The team is led by Ken Takeuchi, professor at the Department of Electrical, Electronic and Communication Engineering, Faculty of Science and Engineering of Chuo University.
With NAND flash memory, it is not possible to overwrite data on the same memory area, making it necessary to write data on a different area and, then, invalidate the old area. As a result, data is fragmented, increasing invalid area and decreasing storage capacity. To cope with the issue, NAND flash memories carry out "garbage collection," which rearranges fragmented data in a continuous way and erases blocks of invalid area. This process takes 100ms or longer, drastically decreasing the writing speed of SSD.
To address this issue, last year a research team at the Department of Electrical, Electronic and Communication Engineering, Faculty of Science and Engineering of Chuo University, developed a method to prevent data fragmentation by making improvements to middleware that controls a storage for database applications. It makes the "SE (storage engine)" middleware, which assigns logical addresses when an application software accesses a storage device, and the FTL (flash translation layer) middleware, which converts logical addresses into physical addresses on the side of the SSD controller, work in conjunction.

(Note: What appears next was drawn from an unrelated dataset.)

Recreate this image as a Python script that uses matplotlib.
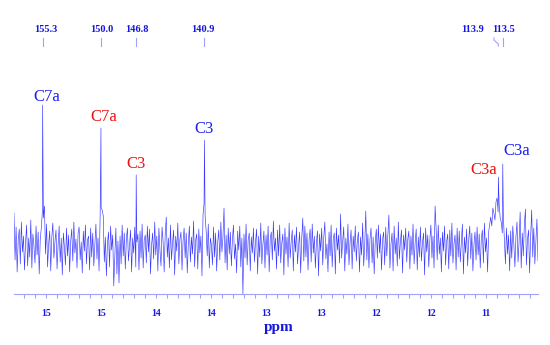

Now the same team has developed a more versatile method that can be used for a wider variety of applications.
The new method forms a middleware layer called "LBA (logical block address) scrambler" between the file system (OS) and FTL. The LBA scrambler works in conjunction with the FTL and converts the logical addresses of data being written to reduce the effect of fragmentation.
Specifically, instead of writing data on a new blank page, data is written on a fragmented page located in the block to be erased next. As a result, the ratio of invalid pages in the block to be erased increases, reducing the number of valid pages that need to be copied to another area at the time of garbage collection.
In a simulation, the research team confirmed that the new technology improves the writing speed of SSD by up to 300% and reduces power consumption by up to 60% and the number of write/erase cycles by up to 55%, increasing product life. Because, with the new method, it is not necessary to make any changes to NAND flash memory, and the method is completed within the middleware, it can be applied to existing SSDs.